Perceptions of mental health may also alter patient beliefs about the effectiveness of mental health treatment. Patients receive cues on therapist expertise through their interactions, and may feel the therapist is inadequate. They may also feel that they do not share the same treatment goals. It's also possible that the initial perception that treatment is ineffective can lead to patient's seeking a reason to end treatment. Lastly, a client may have an expectation about how many sessions they will be attending. This number strongly predicts the number of sessions actually attended, which may differ from the number the therapist feels is necessary, leading to dropout.

==Possible solutions==

===Role induction===
Role induction involves preparing clients for what to expect in therapy. It consists of educating patients about the nature and process of therapy, aimed to offer clients an expectation of success and to dispel therapy misconceptions. This has been found to effectively reduce discontinuation, and even to help reduce client distress.

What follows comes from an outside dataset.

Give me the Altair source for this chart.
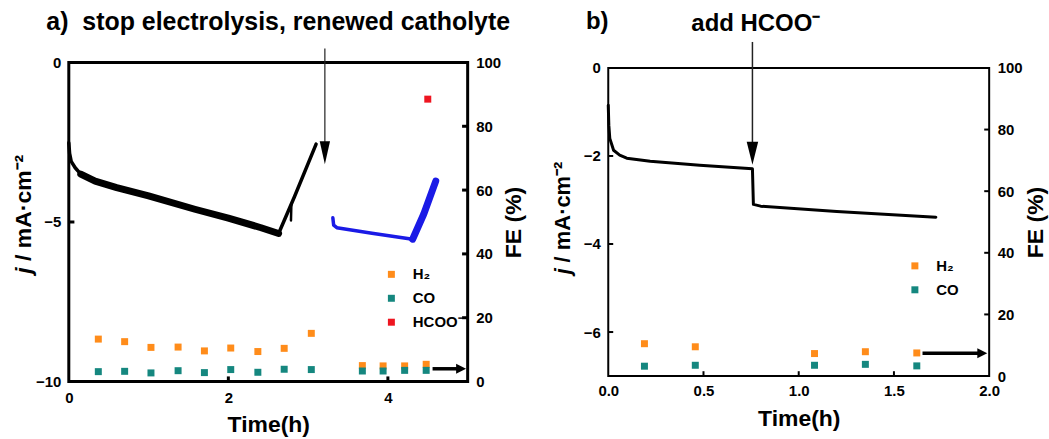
import altair as alt
import pandas as pd

FONT = "Liberation Sans"
ORANGE = "#FF8C1A"
TEAL = "#15877F"
RED = "#EE1520"
BLUE = "#1A1AE6"
DARK = "#222222"

# ---------------- panel a data ----------------
a_spike_t = [0.0, 0.01, 0.03, 0.08, 0.15]
a_spike_j = [-2.52, -2.85, -3.1, -3.3, -3.5]
a_decay_t = [0.15, 0.33, 0.6, 1.0, 1.58, 2.0, 2.41, 2.63]
a_decay_j = [-3.5, -3.72, -3.92, -4.18, -4.6, -4.88, -5.18, -5.36]
a_rise_t = [2.63, 2.83, 3.1]
a_rise_j = [-5.36, -4.2, -2.56]
a_spur_t = [2.79, 2.785]
a_spur_j = [-4.45, -4.95]
a_blue_flat_t = [3.31, 3.32, 3.36, 3.8, 4.31]
a_blue_flat_j = [-4.87, -5.1, -5.18, -5.35, -5.54]
a_blue_rise_t = [4.31, 4.45, 4.6]
a_blue_rise_j = [-5.54, -4.75, -3.72]

a_fe_t = [0.37, 0.70, 1.03, 1.37, 1.70, 2.03, 2.37, 2.70, 3.04, 3.68, 3.94, 4.21, 4.48]
a_h2 = [13.3, 12.5, 10.7, 10.8, 9.6, 10.5, 9.4, 10.4, 15.1, 5.0, 4.9, 4.9, 5.4]
a_co = [3.1, 3.2, 2.7, 3.4, 2.8, 3.75, 2.9, 3.85, 3.75, 3.3, 3.3, 3.5, 3.5]
a_hcoo_t = [4.5]
a_hcoo = [88.5]

a_arrow_t = 3.21
a_arrow_j = [0.44, -3.19]          # top of line, tip
a_fe_arrow_t = [4.56, 4.98]        # start, tip
a_fe_arrow_fe = 4.0

a_x_ticks = [0, 2, 4]
a_j_ticks = [-10, -5, 0]
fe_ticks = [0, 20, 40, 60, 80, 100]

# ---------------- panel b data ----------------
b_t = [0.0, 0.003, 0.008, 0.028, 0.06, 0.097, 0.22, 0.48, 0.757, 0.762, 0.8, 1.2, 1.72]
b_j = [-0.85, -1.3, -1.6, -1.87, -1.98, -2.05, -2.12, -2.21, -2.29, -3.1, -3.14, -3.26, -3.39]
b_fe_t = [0.19, 0.457, 1.083, 1.35, 1.62]
b_h2 = [10.5, 9.5, 7.3, 7.9, 7.5]
b_co = [3.2, 3.5, 3.5, 3.8, 3.3]

b_arrow_t = 0.757
b_arrow_j = [0.59, -2.2]
b_fe_arrow_t = [1.65, 1.99]
b_fe_arrow_fe = 7.4

b_x_ticks = [0.0, 0.5, 1.0, 1.5, 2.0]
b_j_ticks = [-6, -4, -2, 0]

one = pd.DataFrame({"k": [0]})


def lab_axis(**kw):
    base = dict(grid=False, ticks=False, domain=False, labelFont=FONT, labelFontSize=15,
                labelFontWeight="bold", labelColor="black", titleFont=FONT,
                titleFontWeight="bold", titleColor="black", labelFlush=False,
                labelOverlap=False)
    base.update(kw)
    return alt.Axis(**base)


def txt(text, x, y, size, angle=0, align="center", style="normal"):
    return alt.Chart(one).mark_text(
        text=text, font=FONT, fontSize=size, fontWeight="bold", fontStyle=style,
        angle=angle, align=align, baseline="middle", color="black"
    ).encode(x=alt.value(x), y=alt.value(y))


def panel(W, H, xdom, jdom, xt, jt, xfmt, curves, fe_df, colors, arrow_t, arrow_j,
          head_shape, head_size, fe_arrow_t, fe_arrow_fe, texts, legend_xy, frame_w,
          xlabpad, xtitlepad, xtick_len, jtick_len, fetick_len, arrow_w):
    sx = alt.Scale(domain=xdom, nice=False, zero=False)
    sj = alt.Scale(domain=jdom, nice=False, zero=False)
    sf = alt.Scale(domain=[0, 100], nice=False, zero=False)
    ax_x = lab_axis(values=xt, format=xfmt, title="Time(h)", labelPadding=xlabpad,
                    titleFontSize=23, titlePadding=xtitlepad)
    ax_j = lab_axis(values=jt, title=None, orient="left", labelPadding=8)
    ax_f = lab_axis(values=fe_ticks, title="FE (%)", orient="right", labelPadding=8,
                    titleFontSize=23, titleAngle=270, titleBaseline="top", titlePadding=2)

    def X(f="t"):
        return alt.X(f + ":Q", scale=sx, axis=ax_x)

    def J(f="j"):
        return alt.Y(f + ":Q", scale=sj, axis=ax_j)

    def F(f="fe"):
        return alt.Y(f + ":Q", scale=sf, axis=ax_f)

    jl = []
    for ts, js, color, sw in curves:
        df = pd.DataFrame({"t": ts, "j": js})
        jl.append(alt.Chart(df).mark_line(color=color, strokeWidth=sw, strokeJoin="round",
                                          strokeCap="round").encode(
            x=X(), y=J(), order=alt.Order("o:Q")).transform_window(o="row_number()"))
    # inward ticks on x (bottom) and j (left) axes
    xt_in = [v for v in xt if xdom[0] < v < xdom[1]]
    dfx = pd.DataFrame({"t": xt_in, "j": [jdom[0]] * len(xt_in),
                        "j2": [jdom[0] + xtick_len] * len(xt_in)})
    jl.append(alt.Chart(dfx).mark_rule(color="black", strokeWidth=frame_w).encode(
        x=X(), y=J(), y2=alt.Y2("j2:Q")))
    jt_in = [v for v in jt if jdom[0] < v < jdom[1]]
    dfj = pd.DataFrame({"j": jt_in, "t": [xdom[0]] * len(jt_in),
                        "t2": [xdom[0] + jtick_len] * len(jt_in)})
    jl.append(alt.Chart(dfj).mark_rule(color="black", strokeWidth=frame_w).encode(
        x=X(), x2=alt.X2("t2:Q"), y=J()))
    # annotation arrow (vertical)
    dfa = pd.DataFrame({"t": [arrow_t], "j": [arrow_j[0]], "j2": [arrow_j[1] + 0.3]})
    jl.append(alt.Chart(dfa).mark_rule(color=DARK, strokeWidth=arrow_w).encode(
        x=X(), y=J(), y2=alt.Y2("j2:Q")))
    dfh = pd.DataFrame({"t": [arrow_t], "j": [arrow_j[1]]})
    jl.append(alt.Chart(dfh).mark_point(shape=head_shape, size=head_size, filled=True,
                                        color="black", opacity=1, strokeWidth=0).encode(
        x=X(), y=J()))
    for t in texts:
        jl.append(txt(*t[:4], **t[4]))
    jgroup = alt.layer(*jl)

    fl = []
    fl.append(alt.Chart(fe_df).mark_square(size=49, opacity=1).encode(
        x=X(), y=F(),
        color=alt.Color("sp:N", scale=alt.Scale(domain=list(colors.keys()),
                                                range=list(colors.values())),
                        legend=alt.Legend(orient="none", legendX=legend_xy[0],
                                          legendY=legend_xy[1], title=None,
                                          symbolType="square", symbolSize=49,
                                          symbolStrokeWidth=0, labelFont=FONT,
                                          labelFontSize=15, labelFontWeight="bold",
                                          labelColor="black", labelOffset=14,
                                          rowPadding=8, padding=0))))
    fet_in = [v for v in fe_ticks if 0 < v < 100]
    dff = pd.DataFrame({"fe": fet_in, "t": [xdom[1] - fetick_len] * len(fet_in),
                        "t2": [xdom[1]] * len(fet_in)})
    fl.append(alt.Chart(dff).mark_rule(color="black", strokeWidth=frame_w).encode(
        x=X(), x2=alt.X2("t2:Q"), y=F()))
    dfr = pd.DataFrame({"t": [fe_arrow_t[0]], "t2": [fe_arrow_t[1] - (xdom[1] - xdom[0]) * 0.015],
                        "fe": [fe_arrow_fe]})
    fl.append(alt.Chart(dfr).mark_rule(color="black", strokeWidth=3.5).encode(
        x=X(), x2=alt.X2("t2:Q"), y=F()))
    dfrh = pd.DataFrame({"t": [fe_arrow_t[1]], "fe": [fe_arrow_fe]})
    fl.append(alt.Chart(dfrh).mark_point(shape="M-2,-1L-2,1L0,0Z", size=100, filled=True,
                                         color="black", opacity=1, strokeWidth=0).encode(
        x=X(), y=F()))
    fgroup = alt.layer(*fl)

    return alt.layer(jgroup, fgroup).resolve_scale(y="independent").properties(
        width=W, height=H, view=alt.ViewBackground(stroke="black", strokeWidth=frame_w))


# FE tables
a_fe_df = pd.DataFrame({
    "t": a_fe_t + a_fe_t + a_hcoo_t,
    "fe": a_h2 + a_co + a_hcoo,
    "sp": ["H₂"] * len(a_fe_t) + ["CO"] * len(a_fe_t) + ["HCOO⁻"] * len(a_hcoo_t),
})
b_fe_df = pd.DataFrame({
    "t": b_fe_t + b_fe_t,
    "fe": b_h2 + b_co,
    "sp": ["H₂"] * len(b_fe_t) + ["CO"] * len(b_fe_t),
})

WA, HA = 400, 320
WB, HB = 382, 309

left = panel(
    WA, HA, [0, 5], [-10, 0], a_x_ticks, a_j_ticks, "d",
    [(a_spike_t, a_spike_j, "black", 3.5), (a_decay_t, a_decay_j, "black", 7),
     (a_rise_t, a_rise_j, "black", 3.5), (a_spur_t, a_spur_j, "black", 2.5),
     (a_blue_flat_t, a_blue_flat_j, BLUE, 3.5),
     (a_blue_rise_t, a_blue_rise_j, BLUE, 7)],
    a_fe_df, {"H₂": ORANGE, "CO": TEAL, "HCOO⁻": RED},
    a_arrow_t, a_arrow_j, "M-0.45,-2L0.45,-2L0,0Z", 529,
    a_fe_arrow_t, a_fe_arrow_fe,
    [("a)\u00a0\u00a0stop electrolysis, renewed catholyte", 210, -41, 25, {}),
     ("j", -45, 212, 23, dict(angle=270, align="left", style="italic")),
     ("/ mA·cm⁻²", -45, 199, 23, dict(angle=270, align="left"))],
    (316, 205), 3, 9, 8, 0.16, 0.07, 0.07, 1.2,
)

right = panel(
    WB, HB, [0, 2], [-7, 0], b_x_ticks, b_j_ticks, ".1f",
    [(b_t, b_j, "black", 3)],
    b_fe_df, {"H₂": ORANGE, "CO": TEAL},
    b_arrow_t, b_arrow_j, "M-0.5,-2L0.5,-2L0,0Z", 529,
    b_fe_arrow_t, b_fe_arrow_fe,
    [("b)", -11, -46, 24, {}),
     ("add HCOO⁻", 148, -44, 24, {}),
     ("j", -45, 207, 22, dict(angle=270, align="left", style="italic")),
     ("/ mA·cm⁻²", -45, 195, 22, dict(angle=270, align="left"))],
    (300, 191), 2, 8, 9, 0.11, 0.026, 0.026, 1.5,
)

chart = alt.hconcat(left, right, spacing=141, bounds="flush", center=True).resolve_scale(
    color="independent").resolve_legend(color="independent").properties(
    padding={"left": 11, "top": 7, "right": 0, "bottom": 0}, background="white")

chart.save("out.html", embed_options={"renderer": "svg", "actions": False})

===Fostering therapeutic alliance===
The therapeutic relationship is generally based on three concepts: a collaborative relationship, an affective bond between the therapist and patient, and the ability of both the client and therapist to agree on treatment goals. To strengthen this alliance, research suggests to reaffirm the main therapeutic conditions of warmth, positive regard for the client, and empathy. Communicating both respect for the patient's perspective and one's interest in working with them will help develop trust.

===Motivational interviewing===
Motivational interviewing (MI) or motivational enhancement is defined as "increasing a person’s willingness to enter into, continue, and adhere to a specific change strategy.” MI is typically seen broken into the acronyms FRAMES (Feedback, Responsibility, Advice, Menu of strategies, Empathy, and Self-efficacy) or OARS (Open questions. Affirmation, Reflection, and Summary). Other strategies have included: correcting patient misconceptions, creating incentives for change, eliciting self-motivational statements, praising patient's serious consideration of change, and refraining problem behaviors so that they appear less formidable.

===Therapist feedback===
By consistently checking in with patient goals and progress, therapists can detect patient deviation from the intended path and thus consider changing treatment plans or other strategies before the patient drops. An example of therapist feedback would be a chart that displays client progress. This is a concrete picture of how the client is progressing, and will engage the client to take an active role in their treatment.